2001 100 year anniversary of the federation. The seven points on the star are for the six states plus the territories (the northern territory [even though it's huge, it's not an actual state I guess], the capital and Jervis bay). There's a mess of islands too.



2002 Year of the outback. This may be what the windmill on the 50 cent coin is about.



2003 100 years of women's suffrage. In favor, no doubt. New Zealand came first (1893) in the world some say.



Another from 2003 about volunteers. You know, it might be worth it to write a little about volunteering and service later. In the last couple years I've starting having doubts about how good an idea volunteering is. It's tough though, who's against volunteering? It's like being against kittens:


How could you! Shame



2005 60th anniversary of world war II again. The photo has an interesting story, it's the dancing man. When victory was announced they captured a guy on film in the streets of Sydney, doing a little softshoe. But everybody and their brother claims to be him.



2007 Asia-Pacific Economic Cooperation meeting. There's 21 points for 21 countries. It's like the WTO or something. Fat cat bureaucrats in smoky back rooms no less. 



2008 and finally the scouts. Kind of like boy scouts.

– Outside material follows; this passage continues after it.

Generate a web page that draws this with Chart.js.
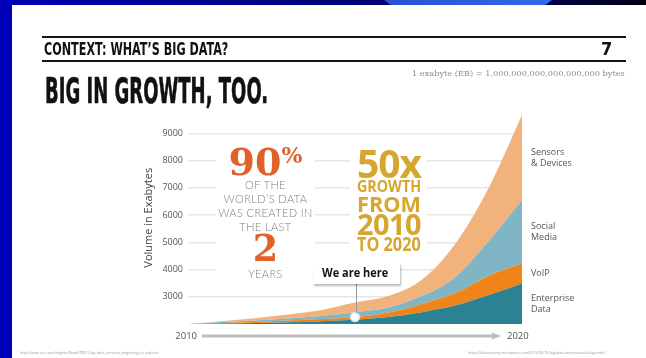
<!DOCTYPE html>
<html>
<head>
<meta charset="utf-8">
<script src="https://cdn.jsdelivr.net/npm/chart.js@4.4.1/dist/chart.umd.min.js"></script>
<style>
  html, body { margin: 0; padding: 0; }
  body { width: 646px; height: 358px; overflow: hidden; background: #fff; position: relative; font-family: 'Open Sans', sans-serif; }
  #topbar { position: absolute; left: 0; top: 0; width: 646px; height: 5px; background: linear-gradient(90deg, #0000b4 0%, #00007c 50%, #000058 80%, #000012 100%); z-index: 3; }
  #tab { position: absolute; left: 384px; top: 0; width: 168px; height: 5px; background: linear-gradient(90deg, #2850d4, #3467ec); clip-path: polygon(0 0, 100% 0, 96% 100%, 4% 100%); z-index: 4; }
  #leftbar { position: absolute; left: 0; top: 0; width: 12px; height: 358px; background: #0000b8; z-index: 3; }
  #chart { position: absolute; left: 0; top: 0; z-index: 1; }
  .rule { position: absolute; left: 42px; width: 584px; height: 1.5px; background: #151515; z-index: 2; }
  .abs { position: absolute; white-space: nowrap; line-height: 1; z-index: 2; transform-origin: left top; }
  .cond { font-family: 'Liberation Sans Narrow', 'DejaVu Sans Condensed', sans-serif; font-weight: bold; color: #111; }
  .box { position: absolute; background: #fff; z-index: 2; }
  .serif { font-family: 'DejaVu Serif', serif; font-weight: bold; color: #e2612a; }
  .thin { font-family: 'Lato', sans-serif; font-weight: 300; color: #7c7c7c; font-size: 11px; letter-spacing: 0.4px; width: 99px; text-align: center; left: 0; }
  .gold { font-family: 'Open Sans', sans-serif; font-weight: bold; color: #d6a62e; left: 7px; }
  #here { position: absolute; left: 313px; top: 263px; width: 87px; height: 21px; background: #fff; box-shadow: 1px 2px 2px rgba(0,0,0,0.28); z-index: 2; }
  .src { position: absolute; top: 350px; font-size: 3.6px; color: #9a9a9a; white-space: nowrap; z-index: 2; }
</style>
</head>
<body>
<div id="topbar"></div><div id="tab"></div><div id="leftbar"></div>

<div class="rule" style="top:36px"></div>
<div class="abs cond" data-fit="184" style="left:44px; top:40px; font-size:18px;">CONTEXT: WHAT’S BIG DATA?</div>
<div class="abs cond" style="left:601px; top:40px; font-size:18px;">7</div>
<div class="rule" style="top:60px"></div>
<div class="abs cond" data-fit="223" style="left:45px; top:73px; font-size:36px; -webkit-text-stroke:0.6px #111;">BIG IN GROWTH, TOO.</div>
<div class="abs" data-fit="213" style="left:412px; top:70px; font-family:'DejaVu Serif', serif; font-size:8px; color:#8c8c8c;">1 exabyte (EB) = 1,000,000,000,000,000,000 bytes</div>

<canvas id="chart" width="646" height="358"></canvas>

<!-- "90%" panel -->
<div class="box" style="left:216px; top:140px; width:99px; height:147px;">
  <div class="abs serif" style="left:0; width:99px; text-align:center; top:2.5px; font-size:38px;">90<span style="font-size:22px; vertical-align:top; position:relative; top:1px;">%</span></div>
  <div class="abs thin" style="top:39px;">OF THE</div>
  <div class="abs thin" style="top:53.4px;">WORLD’S DATA</div>
  <div class="abs thin" style="top:66.8px;">WAS CREATED IN</div>
  <div class="abs thin" style="top:80.8px;">THE LAST</div>
  <div class="abs serif" style="left:0; width:99px; text-align:center; top:90.7px; font-size:36.5px;">2</div>
  <div class="abs thin" style="top:128.4px;">YEARS</div>
</div>

<!-- "50x" panel -->
<div class="box" style="left:350px; top:140px; width:77px; height:117px;">
  <div class="abs gold" data-fit="64" style="top:3.2px; font-size:39px; letter-spacing:-1px;">50x</div>
  <div class="abs gold" data-fit="64" style="top:39px; font-size:15.4px;">GROWTH</div>
  <div class="abs gold" data-fit="64" style="top:52.2px; font-size:22px;">FROM</div>
  <div class="abs gold" data-fit="64" style="top:70.1px; font-size:28px; letter-spacing:-0.5px;">2010</div>
  <div class="abs gold" data-fit="64" style="top:95px; font-size:18.8px;">TO 2020</div>
</div>

<div id="here"><div class="abs" data-fit="66" style="left:9px; top:4px; font-size:11.5px; font-weight:bold; color:#111;">We are here</div></div>

<div class="src" style="left:20px;">http://www.csc.com/insights/flxwd/78931-big_data_universe_beginning_to_explode</div>
<div class="src" style="left:468px;">https://dataconomy.wordpress.com/2015/06/25/big-data-universe-and-its-growth/</div>

<script>
const years = ['2010', '2011', '2012', '2013', '2014', '2015', '2016', '2017', '2018', '2019', '2020'];
// stacked volumes in exabytes; the first band sits on the 2000 floor of the axis
const enterpriseData = [2000, 2015, 2035, 2060, 2105, 2160, 2255, 2435, 2675, 3060, 3490];
const voip = [0, 20, 40, 65, 75, 95, 165, 295, 460, 715, 735];
const socialMedia = [0, 35, 50, 75, 110, 175, 185, 295, 585, 1265, 2325];
const sensorsDevices = [0, 35, 90, 145, 220, 355, 420, 595, 1215, 1950, 3120];
const yTicks = [3000, 4000, 5000, 6000, 7000, 8000, 9000];
const seriesLabels = [['Enterprise', 'Data'], ['VoIP'], ['Social', 'Media'], ['Sensors', '& Devices']];
const hereYear = '2015';

const hereIdx = years.indexOf(hereYear);

// squeeze headline text into its column width
document.querySelectorAll('[data-fit]').forEach(el => {
  el.style.transform = 'scaleX(' + (+el.dataset.fit / el.offsetWidth) + ')';
});

Chart.defaults.font.family = "'Open Sans', sans-serif";

function band(i, data, color, fill) {
  return {
    label: seriesLabels[i].join(' '),
    data: data,
    backgroundColor: color,
    borderColor: 'transparent',
    borderWidth: 0,
    fill: fill,
    pointRadius: 0,
    cubicInterpolationMode: 'monotone'
  };
}

const voipBand = band(1, voip, '#ef8419', '-1');
voipBand.pointRadius = years.map((_, i) => i === hereIdx ? 4.5 : 0);
voipBand.pointBackgroundColor = '#ffffff';
voipBand.pointBorderColor = '#cfe5ec';
voipBand.pointBorderWidth = 1.5;

// names at the right end of each band
const bandLabels = {
  id: 'bandLabels',
  afterDraw(chart) {
    const { ctx, chartArea } = chart;
    ctx.save();
    ctx.font = "9px 'Open Sans'";
    ctx.fillStyle = '#555';
    ctx.textBaseline = 'middle';
    ctx.textAlign = 'left';
    let below = chartArea.bottom;
    chart.data.datasets.forEach((ds, i) => {
      const pts = chart.getDatasetMeta(i).data;
      const top = pts[pts.length - 1].y;
      const mid = (top + below) / 2;
      const lines = seriesLabels[i];
      lines.forEach((t, k) => {
        ctx.fillText(t, chartArea.right + 9, mid + (k - (lines.length - 1) / 2) * 11);
      });
      below = top;
    });
    ctx.restore();
  }
};

// 2010 ---> 2020 arrow under the plot, plus the "we are here" pointer
const timeAxis = {
  id: 'timeAxis',
  afterDraw(chart) {
    const { ctx, chartArea } = chart;
    const x = chart.scales.x;
    const y = chartArea.bottom + 12;
    const x0 = x.getPixelForValue(0);
    const x1 = x.getPixelForValue(years.length - 1);
    ctx.save();
    ctx.font = "9.5px 'Open Sans'";
    ctx.fillStyle = '#555';
    ctx.textBaseline = 'middle';
    ctx.textAlign = 'right';
    ctx.fillText(years[0], x0 + 9, y);
    ctx.textAlign = 'left';
    ctx.fillText(years[years.length - 1], x1 - 15, y);
    ctx.strokeStyle = '#bdbdbd';
    ctx.lineWidth = 3;
    ctx.beginPath();
    ctx.moveTo(x0 + 14, y);
    ctx.lineTo(x1 - 28, y);
    ctx.stroke();
    ctx.fillStyle = '#bdbdbd';
    ctx.beginPath();
    ctx.moveTo(x1 - 30, y - 3.5);
    ctx.lineTo(x1 - 21, y);
    ctx.lineTo(x1 - 30, y + 3.5);
    ctx.closePath();
    ctx.fill();

    const p = chart.getDatasetMeta(1).data[hereIdx];
    ctx.strokeStyle = '#9c9c9c';
    ctx.lineWidth = 1;
    ctx.beginPath();
    ctx.moveTo(p.x + 1.5, p.y - 4);
    ctx.lineTo(p.x + 1.5, 284);
    ctx.stroke();
    ctx.restore();
  }
};

new Chart(document.getElementById('chart'), {
  type: 'line',
  data: {
    labels: years,
    datasets: [
      band(0, enterpriseData, '#2a8293', 'origin'),
      voipBand,
      band(2, socialMedia, '#7fb5c4', '-1'),
      band(3, sensorsDevices, '#f1b27b', '-1')
    ]
  },
  options: {
    responsive: false,
    animation: false,
    devicePixelRatio: 1,
    layout: { padding: { left: 138, right: 124, top: 111.5, bottom: 34 } },
    plugins: {
      legend: { display: false },
      tooltip: { enabled: false },
      filler: { drawTime: 'beforeDatasetsDraw' }
    },
    scales: {
      x: { display: false, stacked: true },
      y: {
        stacked: true,
        min: 2000,
        max: 9800,
        afterBuildTicks: s => { s.ticks = yTicks.map(v => ({ value: v })); },
        afterFit: s => { s.width = 50; },
        border: { display: false },
        grid: { color: '#e6e6e6', lineWidth: 1.5, drawTicks: false },
        ticks: { padding: 5, color: '#555', font: { size: 9 }, callback: v => String(v) },
        title: { display: true, text: 'Volume in Exabytes', color: '#444', font: { size: 11 }, padding: { top: 4, bottom: 0 } }
      }
    }
  },
  plugins: [bandLabels, timeAxis]
});
</script>
</body>
</html>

Strangely enough, the recent coins are the rarest. I don't have a lot of coins before 1997 or after 2005 and I could only find one scout coin (but friggin 16 of the 2002 coin). Originally I thought maybe the outback lobby is powerful and was able to convince the government to produce a lot of coins, whereas the scouts maybe knew someone in the mailroom at the mint and came forward with a $2,000 check and the mint said "we'll see what we can do, but no promises". I wonder if it has to do with how long it takes for coins to reach people, that all the 2008 coins are mostly still in banks... and all the 1970s are lost in couch cushions. Some genius mathematician could even use the age-distribution to guess the average age that coins last. I would guess you lose half your population of coins from a certain year every 10 years.